Friday, March 15, 2013
Showing its teeth, CITES finally protects sharks
Yesterday was a day to celebrate as CITES, the convention regulating the international trade of wild plants and animals, finally restricted the trade in key shark species and took steps to curb illegal logging. Although you often hear talk that global environmental politics is dead and buried, days like yesterday – when CITES finally showed its teeth and proved it has some bite – suggest that the death of multilateralism is highly exaggerated.
CITES currently has 177 member governments and usually makes headlines because it deals with the trade in impressive looking elephants, rhinos and tigers – such as Thailand committing to end the ivory trade at this year's meeting. But CITES deals with a lot more than elephants: it has some 5,000 animal species and 29,000 plant species on its over-full plate.
It almost manages to deal with that workload because, unlike many UN agreements, it does not operate by consensus. If no common agreement can be found, parties put a decision to a vote.
Even more importantly though, CITES can do more than ask governments to follow through on what they committed to: it can punish governments that export more than what CITES allows by imposing trade sanctions that hurt.
In recent years, CITES had sadly refrained from using these powers, despite the need, and failed to make progress on key issues such as shark protection. Like other global agreements, it had been hijacked by short-term economic interests – with governments acting as servants to big business.
As a result, several commercially valuable but threatened fish species – such as Atlantic bluefin tuna, numerous types of shark, red and pink corals – had failed to be listed as protected species by CITES meetings in recent years.
That is why the listing of five shark species and two manta rays today is all the more sweet. This time, the forces of darkness lost – and CITES did what it was established to do: protect our global commons over private interests.
Our allies Pew and the cites4sharks.org coalition should be applauded for working tirelessly to ensure that these species are protected. Gratitude should also be expressed to those governments that stood up for sharks and the environment.
But this is not a champagne moment.

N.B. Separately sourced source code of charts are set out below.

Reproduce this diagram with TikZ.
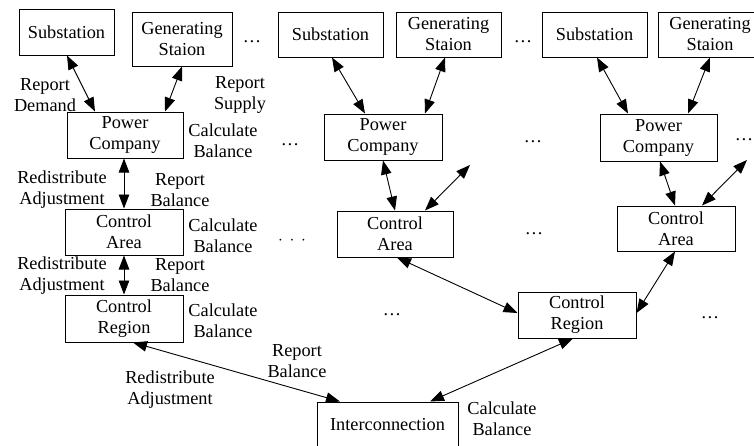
\documentclass[tikz,border=0pt]{standalone}
\usepackage{fontspec}
\setmainfont{Liberation Serif}
\usetikzlibrary{arrows.meta}
\newcommand{\fs}{\fontsize{18.3}{21}\selectfont}
\tikzset{
  box/.style={draw, line width=1pt, inner sep=0pt, align=center, font=\fs},
  lbl/.style={inner sep=0pt, align=center, font=\fs},
  link/.style={line width=0.9pt, {Triangle[length=14pt,width=10.5pt]}-{Triangle[length=14pt,width=10.5pt]}}
}
\begin{document}
\begin{tikzpicture}[x=1pt,y=-1pt]
\useasboundingbox (0,0) rectangle (754,445);
% left column
\node[box, minimum width=95pt, minimum height=46pt] (sub1) at (66.5,32) {Substation};
\node[box, minimum width=100pt, minimum height=54pt] (gen1) at (182,39) {Generating\\Staion};
\node[box, minimum width=116pt, minimum height=46pt] (pc1) at (125,135) {Power\\Company};
\node[box, minimum width=118pt, minimum height=46pt] (ca1) at (124,232) {Control\\Area};
\node[box, minimum width=118pt, minimum height=47pt] (cr1) at (124,318.5) {Control\\Region};
% middle column
\node[box, minimum width=105pt, minimum height=45pt] (sub2) at (330.5,34.5) {Substation};
\node[box, minimum width=105pt, minimum height=45pt] (gen2) at (448.5,34.5) {Generating\\Staion};
\node[box, minimum width=118pt, minimum height=46pt] (pc2) at (383,137) {Power\\Company};
\node[box, minimum width=116pt, minimum height=46pt] (ca2) at (395,234) {Control\\Area};
% right column
\node[box, minimum width=105pt, minimum height=45pt] (sub3) at (594.5,34.5) {Substation};
\node[box, minimum width=104pt, minimum height=45pt] (gen3) at (710,34.5) {Generating\\Staion};
\node[box, minimum width=117pt, minimum height=47pt] (pc3) at (658.5,137.5) {Power\\Company};
\node[box, minimum width=118pt, minimum height=45pt] (ca3) at (676,228.5) {Control\\Area};
\node[box, minimum width=118pt, minimum height=46pt] (cr2) at (577,315) {Control\\Region};
% interconnection
\node[box, minimum width=141pt, minimum height=46pt] (ic) at (387.5,425) {Interconnection};
% free ends
\coordinate (f2) at (470,165);
\coordinate (f3) at (747,160);
% connectors left
\draw[link] ([xshift=0.5pt]sub1.south) -- ([xshift=-30pt]pc1.north);
\draw[link] (gen1.south) -- ([xshift=40pt]pc1.north);
\draw[link] ([xshift=-1pt]pc1.south) -- (ca1.north);
\draw[link] (ca1.south) -- (cr1.north);
\draw[link] ([xshift=9pt]cr1.south) -- ([xshift=-47.5pt]ic.north);
% connectors middle
\draw[link] ([xshift=1.5pt]sub2.south) -- ([xshift=-18pt]pc2.north);
\draw[link] ([xshift=-3.5pt]gen2.south) -- ([xshift=42pt]pc2.north);
\draw[link] (pc2.south) -- (ca2.north);
\draw[link] ([xshift=30pt]ca2.north) -- (f2);
\draw[link] ([xshift=2pt]ca2.south) -- ([yshift=2pt]cr2.west);
% connectors right
\draw[link] ([xshift=2.5pt]sub3.south) -- ([xshift=-30.5pt]pc3.north);
\draw[link] (gen3.south) -- ([xshift=29.5pt]pc3.north);
\draw[link] ([xshift=1.5pt]pc3.south) -- ([xshift=-1pt]ca3.north);
\draw[link] ([xshift=26pt]ca3.north) -- (f3);
\draw[link] ([xshift=-1pt]ca3.south) -- ([yshift=2pt]cr2.east);
\draw[link] ([xshift=-4pt]cr2.south) -- ([xshift=42.5pt]ic.north);
% labels
\node[lbl] (l1) at (45,95) {Report\\Demand};
\node[lbl] (l2) at (240,95) {Report\\Supply};
\node[lbl] (l3) at (223,141) {Calculate\\Balance};
\node[lbl] (l4) at (62,190) {Redistribute\\Adjustment};
\node[lbl] (l5) at (180,190) {Report\\Balance};
\node[lbl] (l6) at (223,235.5) {Calculate\\Balance};
\node[lbl] (l7) at (62,275.5) {Redistribute\\Adjustment};
\node[lbl] (l8) at (180,275.5) {Report\\Balance};
\node[lbl] (l9) at (223,321) {Calculate\\Balance};
\node[lbl] (l10) at (297,361.5) {Report\\Balance};
\node[lbl] (l11) at (170,389.5) {Redistribute\\Adjustment};
\node[lbl] (l12) at (502,418.5) {Calculate\\Balance};
% dots
\node[lbl] (d1) at (252,42) {…};
\node[lbl] (d2) at (290,145) {…};
\node[lbl] (d3) at (292,241) {$\cdot\,\cdot\,\cdot$};
\node[lbl] (d4) at (523,42) {…};
\node[lbl] (d5) at (533,142) {…};
\node[lbl] (d6) at (534,234) {…};
\node[lbl] (d7) at (392,315) {…};
\node[lbl] (d8) at (710,318) {…};
\node[lbl] (d9) at (744,140) {…};
\end{tikzpicture}
\end{document}
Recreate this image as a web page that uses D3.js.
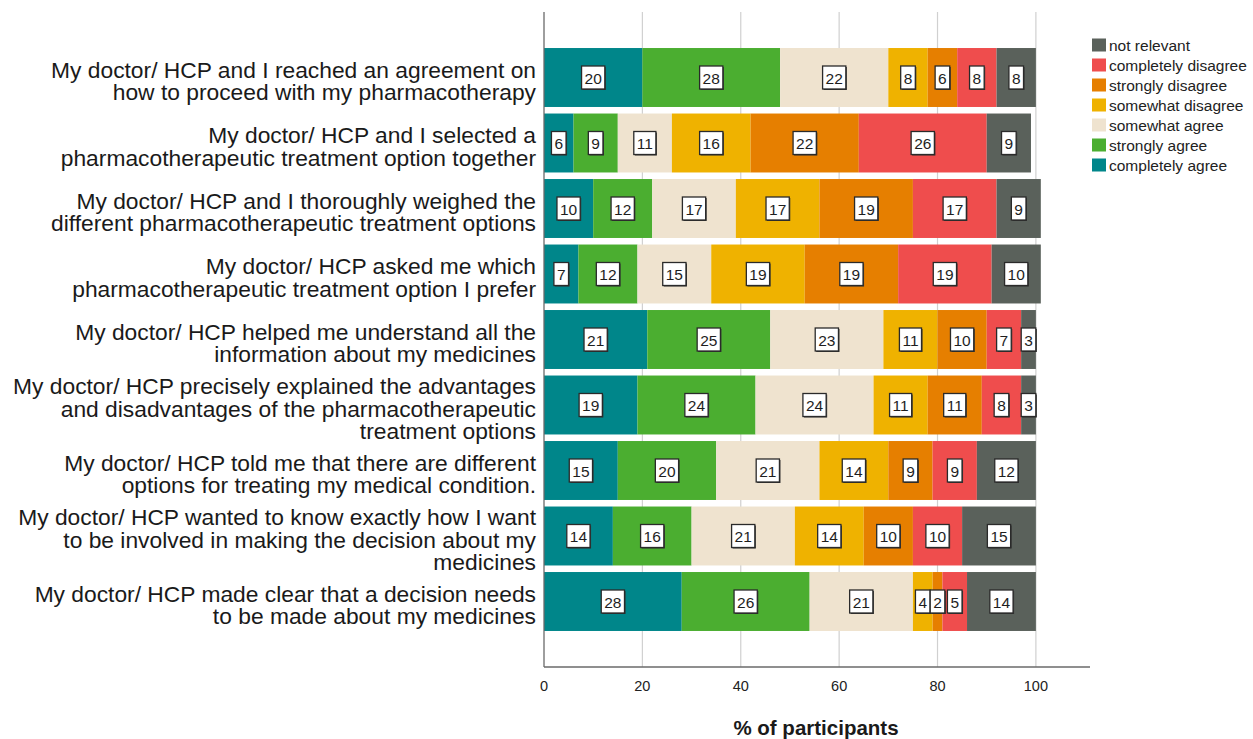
<!DOCTYPE html>
<html>
<head>
<meta charset="utf-8">
<script src="https://cdn.jsdelivr.net/npm/d3@7"></script>
<style>
  html, body { margin: 0; padding: 0; background: #fff; }
  svg { display: block; font-family: "Liberation Sans", Arial, sans-serif; }
</style>
</head>
<body>
<svg id="chart" width="1253" height="739"></svg>
<script>
// Survey statements (each entry is the wrapped lines of one label)
const statements = [
  ["My doctor/ HCP and I reached an agreement on", "how to proceed with my pharmacotherapy"],
  ["My doctor/ HCP and I selected a", "pharmacotherapeutic treatment option together"],
  ["My doctor/ HCP and I thoroughly weighed the", "different pharmacotherapeutic treatment options"],
  ["My doctor/ HCP asked me which", "pharmacotherapeutic treatment option I prefer"],
  ["My doctor/ HCP helped me understand all the", "information about my medicines"],
  ["My doctor/ HCP precisely explained the advantages", "and disadvantages of the pharmacotherapeutic", "treatment options"],
  ["My doctor/ HCP told me that there are different", "options for treating my medical condition."],
  ["My doctor/ HCP wanted to know exactly how I want", "to be involved in making the decision about my", "medicines"],
  ["My doctor/ HCP made clear that a decision needs", "to be made about my medicines"]
];

// Response categories, stacked left to right
const responses = [
  "completely agree", "strongly agree", "somewhat agree", "somewhat disagree",
  "strongly disagree", "completely disagree", "not relevant"
];
const responseColors = ["#00868a", "#4bae30", "#efe3cf", "#efb200", "#e67f00", "#ef4d4d", "#5a615b"];

// % of participants per response, one array per response category (rows follow statements)
const completelyAgree    = [20,  6, 10,  7, 21, 19, 15, 14, 28];
const stronglyAgree      = [28,  9, 12, 12, 25, 24, 20, 16, 26];
const somewhatAgree      = [22, 11, 17, 15, 23, 24, 21, 21, 21];
const somewhatDisagree   = [ 8, 16, 17, 19, 11, 11, 14, 14,  4];
const stronglyDisagree   = [ 6, 22, 19, 19, 10, 11,  9, 10,  2];
const completelyDisagree = [ 8, 26, 17, 19,  7,  8,  9, 10,  5];
const notRelevant        = [ 8,  9,  9, 10,  3,  3, 12, 15, 14];

const xTicks = [0, 20, 40, 60, 80, 100];
const axisTitle = "% of participants";

const seriesValues = [completelyAgree, stronglyAgree, somewhatAgree, somewhatDisagree,
                      stronglyDisagree, completelyDisagree, notRelevant];

// Build rows for d3.stack
const rows = statements.map((s, i) => {
  const r = { id: i };
  responses.forEach((k, j) => { r[k] = seriesValues[j][i]; });
  return r;
});
const stacked = d3.stack().keys(responses)(rows);

const svg = d3.select("#chart");
const plotLeft = 544, plotRight = 1090, plotTop = 12, plotBottom = 667;

const x = d3.scaleLinear().domain([0, 111]).range([plotLeft, plotRight]);
const y = d3.scaleBand().domain(d3.range(statements.length))
  .range([plotTop, plotBottom]).paddingInner(0.1).paddingOuter(0.55);
const color = d3.scaleOrdinal().domain(responses).range(responseColors);

// Vertical gridlines
svg.append("g").selectAll("line").data(xTicks.filter(t => t > 0)).join("line")
  .attr("x1", d => x(d)).attr("x2", d => x(d))
  .attr("y1", plotTop).attr("y2", plotBottom)
  .attr("stroke", "#d0d0d0").attr("stroke-width", 1.2);

// Stacked bars
const layers = svg.append("g").selectAll("g").data(stacked).join("g")
  .attr("fill", d => color(d.key));
layers.selectAll("rect").data(d => d).join("rect")
  .attr("x", d => x(d[0]))
  .attr("y", (d, i) => y(i))
  .attr("width", d => x(d[1]) - x(d[0]))
  .attr("height", y.bandwidth());

// Value labels in boxes
const labelG = svg.append("g").attr("font-size", 15.5).attr("fill", "#1e1e1e");
stacked.forEach(layer => {
  layer.forEach((d, i) => {
    const v = d[1] - d[0];
    const cx = (x(d[0]) + x(d[1])) / 2;
    const cy = y(i) + y.bandwidth() / 2;
    const g = labelG.append("g");
    const t = g.append("text").text(v)
      .attr("x", cx).attr("y", cy + 0.5).attr("text-anchor", "middle")
      .attr("dominant-baseline", "central");
    const w = t.node().getComputedTextLength() + 6;
    const h = 23;
    g.insert("rect", "text")
      .attr("x", cx - w / 2 + 1).attr("y", cy - h / 2 + 1)
      .attr("width", w).attr("height", h).attr("fill", "#333");
    g.insert("rect", "text")
      .attr("x", cx - w / 2).attr("y", cy - h / 2)
      .attr("width", w).attr("height", h)
      .attr("fill", "#fff").attr("stroke", "#2a2a2a").attr("stroke-width", 1.3);
  });
});

// Axes lines
svg.append("line").attr("x1", plotLeft).attr("x2", plotLeft).attr("y1", plotTop).attr("y2", plotBottom)
  .attr("stroke", "#6a6a6a").attr("stroke-width", 1.3);
svg.append("line").attr("x1", plotLeft).attr("x2", plotRight).attr("y1", plotBottom).attr("y2", plotBottom)
  .attr("stroke", "#6a6a6a").attr("stroke-width", 1.3);

// X tick labels
svg.append("g").selectAll("text").data(xTicks).join("text")
  .attr("x", d => x(d)).attr("y", 691)
  .attr("text-anchor", "middle").attr("font-size", 14.5).attr("fill", "#222")
  .text(d => d);

// Axis title
svg.append("text").attr("x", 816).attr("y", 735)
  .attr("text-anchor", "middle").attr("font-size", 20.5).attr("font-weight", "bold")
  .attr("fill", "#1a1a1a").text(axisTitle);

// Statement labels
const lineH = 22.5;
svg.append("g").selectAll("text").data(statements).join("text")
  .attr("text-anchor", "end").attr("font-size", 22.8).attr("fill", "#1a1a1a")
  .each(function (lines, i) {
    const cy = y(i) + y.bandwidth() / 2 + 3.5;
    const y0 = cy - (lines.length - 1) * lineH / 2;
    d3.select(this).selectAll("tspan").data(lines).join("tspan")
      .attr("x", 536).attr("y", (l, k) => y0 + k * lineH)
      .attr("dominant-baseline", "central")
      .text(l => l);
  });

// Legend (reverse order, top to bottom)
const legend = svg.append("g");
const legendItems = responses.slice().reverse();
legendItems.forEach((k, i) => {
  const ly = 45 + i * 20;
  legend.append("rect").attr("x", 1092).attr("y", ly - 6.5).attr("width", 14).attr("height", 13)
    .attr("fill", color(k));
  legend.append("text").attr("x", 1109).attr("y", ly + 0.5).attr("dominant-baseline", "central")
    .attr("font-size", 15.5).attr("fill", "#222").text(k);
});
</script>
</body>
</html>
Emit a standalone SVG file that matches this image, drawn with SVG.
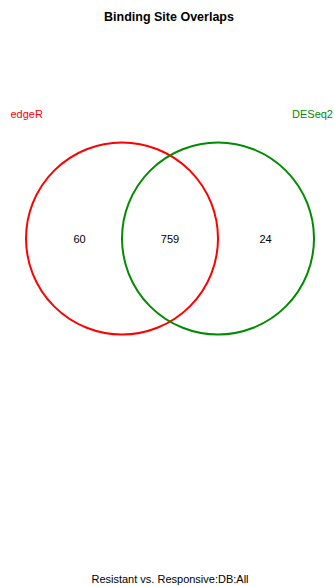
<svg xmlns="http://www.w3.org/2000/svg" width="334" height="586" viewBox="0 0 334 586">
<style>
text{font-family:"Liberation Sans",Arial,sans-serif;}
.t{font-size:12.5px;font-weight:bold;fill:#000}
.lab{font-size:11px}
.n{font-size:11px;fill:#000}
.c{fill:none;stroke-width:2}
</style>
<rect width="334" height="586" fill="#fff"/>
<text class="t" x="169" y="21" text-anchor="middle">Binding Site Overlaps</text>
<g id="edgeR">
<circle class="c" cx="122" cy="238.5" r="96" stroke="#FF0000"/>
<text class="lab" x="10.5" y="118" fill="#FF0000">edgeR</text>
</g>
<g id="DESeq2">
<circle class="c" cx="218" cy="238.5" r="96" stroke="#008B00"/>
<text class="lab" x="333" y="118" text-anchor="end" fill="#008B00">DESeq2</text>
</g>
<g id="connectors"></g>
<g id="counts">
<text class="n" x="79.5" y="242.5" text-anchor="middle">60</text>
<text class="n" x="170" y="242.5" text-anchor="middle">759</text>
<text class="n" x="265.5" y="243" text-anchor="middle">24</text>
</g>
<text class="n" x="170" y="583" text-anchor="middle">Resistant vs. Responsive:DB:All</text>
</svg>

While it is a great affirmation of the ability of the world’s governments to come together and decide to protect extremely valuable marine species, the need to do so is truly alarming and sad.
We only need these CITES trade measures because we are so spectacularly bad at managing our planetary home, driving more and more species to (the brink of) extinction. We need CITES to continue to show its teeth to protect sharks, otherwise we will end up with oceans emptied of them.
Millions of sharks are caught as part of global tuna fishery operations every year. Their bodies are thrown overboard, but only after the fins are hacked off to end up in shark-fin soup. As a result, it is almost too late for some shark species, such as the oceanic white tips, that have experienced dramatic stock declines.
CITES trade controls will help monitor and limit the number of species traded, as permits are only granted if the trade of the species can be proven not to compromise the future survival of the species in the wild.
These extra measures will significantly improve current scientific assessments on these species, which are currently weak or in some cases non-existent. However, as long as fisheries management and enforcement in tuna fisheries remain weak, massive loopholes will remain.
Following the positive steps taken at CITES today, it is now time for governments to improve ocean governance overall and to urgently ban shark finning.
Transshipments at sea for tuna vessels – which in practice catch the majority of sharks – also need to be banned. These transfers from one ship to another enable shark fins to be “laundered” as domestic trade, therefore escaping the scrutiny of CITES’ controls.
Greenpeace is campaigning for tuna brands, restaurants and retailers to not buy from vessels that engage in this practice.
CITES took a step forward. That gives us hope and new energy for the next battles that we must also win if sharks, our oceans and our planet are to have a sustainable future.